Edmund Batter, treasurer of Salem, brought the children to the town, and went to a shipmaster who was about to sail, to engage a passage to Barbadoes. The captain made the excuse that they would corrupt his ship’s company. “Oh, no,” said Batter, “you need not fear that, for they are poor harmless creatures, and will not hurt any body.” ... “Will they not so?” broke out the sailor, “and will ye offer to make slaves of so harmless creatures?” [Footnote: New England Judged, ed. 1703, p. 112.]

Thus were free-born English subjects and citizens of Massachusetts dealt with by the priesthood that ruled the Puritan Commonwealth.

None but ecclesiastical partisans can doubt the bearing of such evidence. It was the mortal struggle between conservatism and liberality, between repression and free thought. The elders felt it in the marrow of their bones, and so declared it in their laws, denouncing banishment under pain of death against those “adhering to or approoving of any knoune Quaker, or the tenetts & practices of the Quakers, ... manifesting thereby theire compliance with those whose designe it is to ouerthrow the order established in church and commonwealth.” [Footnote: Mass. Rec. vol. iv. pt. 1, p. 346.]

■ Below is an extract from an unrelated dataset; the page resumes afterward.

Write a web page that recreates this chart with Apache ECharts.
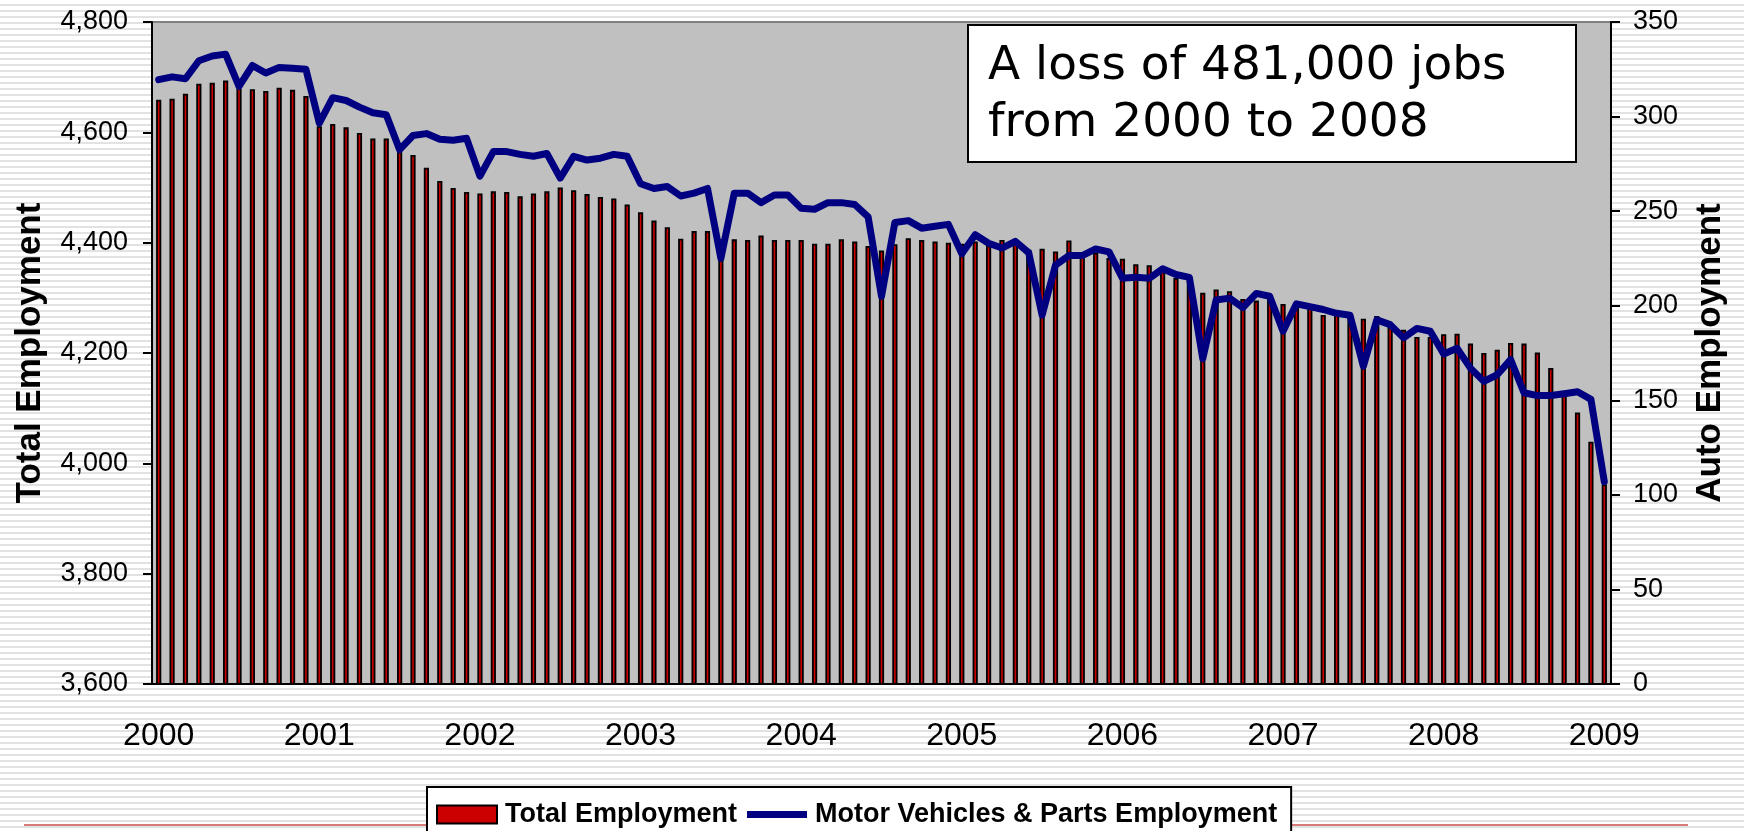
<!DOCTYPE html>
<html>
<head>
<meta charset="utf-8">
<script src="https://cdn.jsdelivr.net/npm/echarts@6/dist/echarts.min.js"></script>
<style>
html, body { margin: 0; padding: 0; width: 1744px; height: 831px; overflow: hidden;
  background: repeating-linear-gradient(to bottom, #ffffff 0px, #ffffff 4px, #e2e2e2 4px, #e2e2e2 6px); }
#chart { width: 1744px; height: 831px; }
</style>
</head>
<body>
<div id="chart"></div>
<script>
// ---- data ----
const years = [2000, 2001, 2002, 2003, 2004, 2005, 2006, 2007, 2008, 2009];
const monthNames = ['01','02','03','04','05','06','07','08','09','10','11','12'];
// monthly categories Jan 2000 .. Jan 2009
const categories = [];
years.forEach(function (y) {
  monthNames.forEach(function (m) {
    if (y < 2009 || m === '01') categories.push(y + '-' + m);
  });
});

// Total employment (thousands), left axis
const totalEmployment = [
  4659, 4661, 4670, 4688, 4690, 4694, 4680, 4678, 4675, 4681, 4677, 4666,
  4611, 4615, 4609, 4599, 4589, 4589, 4565, 4559, 4536, 4512, 4499, 4492,
  4489, 4493, 4492, 4484, 4489, 4493, 4500, 4495, 4488, 4483, 4480, 4469,
  4455, 4440, 4428, 4407, 4421, 4421, 4406, 4406, 4405, 4413, 4405, 4405,
  4405, 4398, 4398, 4406, 4402, 4394, 4386, 4397, 4408, 4405, 4402, 4400,
  4398, 4402, 4395, 4405, 4402, 4387, 4389, 4384, 4404, 4378, 4382, 4372,
  4371, 4361, 4359, 4348, 4336, 4331, 4309, 4315, 4312, 4298, 4295, 4302,
  4289, 4288, 4283, 4269, 4272, 4270, 4262, 4267, 4255, 4242, 4229, 4229,
  4234, 4235, 4217, 4200, 4206, 4218, 4217, 4201, 4173, 4128, 4092, 4039,
  3962
];

// Motor vehicles & parts employment (thousands), right axis
const autoEmployment = [
  319.5, 321, 320, 329.5, 332, 333, 316, 327, 323, 326, 325.5, 325,
  296.5, 310, 308.5, 305, 302, 301, 282.5, 290, 291, 288, 287.5, 288.5,
  268.5, 281.5, 281.5, 280, 279, 280.5, 267.5, 279, 277, 278, 280, 279,
  264.5, 262, 263, 258, 259.5, 262, 225, 259.5, 259.5, 254.5, 258.5, 258.5,
  251.5, 251, 254.5, 254.5, 253.5, 247, 205, 244, 245, 241, 242, 243,
  227.5, 237.5, 233, 230.5, 234, 228, 195, 221.5, 226.5, 226.5, 230, 228.5,
  214.5, 215, 214.5, 219.5, 216.5, 215, 172, 203, 204, 199, 206.5, 205,
  186.5, 201, 199.5, 198, 196, 195, 168, 192.5, 190, 183, 188, 186.5,
  174.5, 177.5, 167, 160, 163.5, 171.5, 154, 152.5, 152.5, 153.5, 154.5, 150.5,
  107
];

const leftAxisRange = [3600, 4800, 200];
const rightAxisRange = [0, 350, 50];
const seriesNames = ['Total Employment', 'Motor Vehicles & Parts Employment'];
const axisTitles = ['Total Employment', 'Auto Employment'];
const annotationLines = ['A loss of 481,000 jobs', 'from 2000 to 2008'];

// ---- chart ----
const FONT = '"Liberation Sans", Arial, sans-serif';
const chart = echarts.init(document.getElementById('chart'), null, { renderer: 'canvas' });

// thick line legend icon (with invisible slivers keeping an 18px tall box)
const lineIcon = 'path://M0,0h60v0.001h-60z M0,5.5h60v7h-60z M0,17.999h60v0.001h-60z';

const option = {
  animation: false,
  backgroundColor: 'transparent',
  textStyle: { fontFamily: FONT, color: '#000' },
  grid: {
    left: 152, right: 133, top: 22, bottom: 147,
    show: true, backgroundColor: '#C0C0C0', borderColor: '#808080', borderWidth: 2
  },
  legend: {
    left: 427, top: 787,
    padding: [14, 14, 40, 9],
    backgroundColor: '#ffffff',
    borderColor: '#000000', borderWidth: 2,
    itemWidth: 60, itemHeight: 18, itemGap: 10,
    textStyle: { fontFamily: FONT, fontSize: 27, fontWeight: 'bold', color: '#000', padding: [0, 0, 0, 3] },
    data: [
      { name: seriesNames[0], icon: 'rect' },
      { name: seriesNames[1], icon: lineIcon, itemStyle: { color: '#000080', borderWidth: 0 } }
    ]
  },
  xAxis: {
    type: 'category',
    data: categories,
    boundaryGap: true,
    axisLine: { lineStyle: { color: '#000', width: 2 } },
    axisTick: { interval: function (i) { return i % 12 === 0; }, length: 11, lineStyle: { color: '#000', width: 2 } },
    axisLabel: {
      interval: function (i) { return i % 12 === 0; },
      formatter: function (v) { return v.slice(0, 4); },
      fontFamily: FONT, fontSize: 32, color: '#000', margin: 36
    },
    splitLine: { show: false }
  },
  yAxis: [
    {
      type: 'value', position: 'left',
      min: leftAxisRange[0], max: leftAxisRange[1], interval: leftAxisRange[2],
      axisLine: { show: true, lineStyle: { color: '#000', width: 2 } },
      axisTick: { show: true, length: 9, lineStyle: { color: '#000', width: 2 } },
      axisLabel: {
        formatter: function (v) { return v.toLocaleString('en-US'); },
        fontFamily: FONT, fontSize: 27, color: '#000', margin: 24
      },
      splitLine: { show: false },
      name: axisTitles[0], nameLocation: 'middle', nameRotate: 90, nameGap: 104,
      nameTextStyle: { fontFamily: FONT, fontSize: 35, fontWeight: 'bold', color: '#000' }
    },
    {
      type: 'value', position: 'right',
      min: rightAxisRange[0], max: rightAxisRange[1], interval: rightAxisRange[2],
      axisLine: { show: true, lineStyle: { color: '#000', width: 2 } },
      axisTick: { show: true, length: 9, lineStyle: { color: '#000', width: 2 } },
      axisLabel: { fontFamily: FONT, fontSize: 27, color: '#000', margin: 22 },
      splitLine: { show: false },
      name: axisTitles[1], nameLocation: 'middle', nameRotate: 90, nameGap: 82,
      nameTextStyle: { fontFamily: FONT, fontSize: 35, fontWeight: 'bold', color: '#000' }
    }
  ],
  series: [
    {
      name: seriesNames[0], type: 'bar', yAxisIndex: 0,
      data: totalEmployment,
      barWidth: 5.2,
      itemStyle: { color: '#CC0000', borderColor: '#000000', borderWidth: 1.8 },
      z: 2
    },
    {
      name: seriesNames[1], type: 'line', yAxisIndex: 1,
      data: autoEmployment,
      symbol: 'none',
      lineStyle: { color: '#000080', width: 7, cap: 'round', join: 'round' },
      itemStyle: { color: '#000080' },
      z: 3
    }
  ],
  graphic: [
    { type: 'line', shape: { x1: 24, y1: 825, x2: 1688, y2: 825 },
      style: { stroke: '#d97b7b', lineWidth: 2 }, z: -10, silent: true },
    { type: 'rect', shape: { x: 968, y: 25, width: 608, height: 137 },
      style: { fill: '#ffffff', stroke: '#000000', lineWidth: 2 }, z: 10 },
    { type: 'text', x: 988, y: 67,
      style: { text: annotationLines[0], font: '47px "DejaVu Sans", Verdana, sans-serif', fill: '#000', verticalAlign: 'middle' }, z: 11 },
    { type: 'text', x: 988, y: 124,
      style: { text: annotationLines[1], font: '47px "DejaVu Sans", Verdana, sans-serif', fill: '#000', verticalAlign: 'middle' }, z: 11 }
  ]
};
chart.setOption(option);
</script>
</body>
</html>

Dennison spoke with an unerring instinct when he said they could not live together, for the faith of the Friends was subversive of a theocracy. Their belief that God revealed himself directly to man led with logical certainty to the substitution of individual judgment for the rules of conduct dictated by a sacred class, whether they claimed to derive their authority from their skill in interpreting the Scriptures, or from traditions preserved by Apostolic Succession. Each man, therefore, became, as it were, a priest unto himself, and they repudiated an ordained ministry. Hence, their crime resembled that of Jeroboam, the son of Nebat, who “made priests of the lowest of the people, which were not of the sons of Levi;” [Footnote: Jeroboam’s sin is discussed in Ne Sutor, p. 25; Divine Right of Infant Baptism, p. 26.] and it was for this reason that John Norton and John Endicott resolved upon their extermination, even as Elisha and Jehu conspired to exterminate the house of Ahab.

That they failed was due to no mercy for their victims, nor remorse for the blood they made to flow, but to their inability to control the people. Nothing is plainer upon the evidence, than that popular sympathy was never with the ecclesiastics in their ferocious policy; and nowhere does the contrast of feeling shine out more clearly than in the story of the hanging of Robinson and Stevenson.

The figure of Norton towers above his contemporaries. He held the administration in the hollow of his hand, for Endicott was his mouthpiece; yet even he, backed by the whole power of the clergy, barely succeeded in forcing through the Chamber of Deputies the statute inflicting death.

“The priests and rulers were all for blood, and they pursued it.... This the deputies withstood, and it could not pass, and the opposition grew strong, for the thing came near. Deacon Wozel was a man much affected therewith; and being not well at that time that he supposed the vote might pass, he earnestly desired the speaker ... to send for him when it was to be, lest by his absence it might miscarry. The deputies that were against the ... law, thinking themselves strong enough to cast it out, forbore to send for him. The vote was put and carried in the affirmative,—the speaker and eleven being in the negative and thirteen in the affirmative: so one vote carried it; which troubled Wozel so ... that he got to the court, ... and wept for grief, ... and said ‘If he had not been able to go, he would have crept upon his hands and knees, rather than it should have been.’” [Footnote: New England Judged, ed. 1703, pp. 101, 102.]

After the accused had been condemned, the people, being strongly moved, flocked about the prison, so that the magistrates feared a rescue, and a guard was set.

As the day approached the murmurs grew, and on the morning of the execution the troops were under arms and the streets patrolled. Stevenson and Robinson were loosed from their fetters, and Mary Dyer, who also was to die, walked between them; and so they went bravely hand in hand to the scaffold. The prisoners were put behind the drums, and their voices drowned when they tried to speak; for a great multitude was about them, and at a word, in their deep excitement, would have risen. [Footnote: Idem, pp. 122, 123.]

As the solemn procession moved along, they came to where the Reverend John Wilson, the Boston pastor, stood with others of the clergy. Then Wilson “fell a taunting at Robinson, and, shaking his hand in a light, scoffing manner, said, ‘Shall such Jacks as you come in before authority with your hats on?’ with many other taunting words.” Then Robinson replied, “Mind you, mind you, it is for the not putting off the hat we are put to death.” [Footnote: New England Judged, ed. 1703, p. 124.]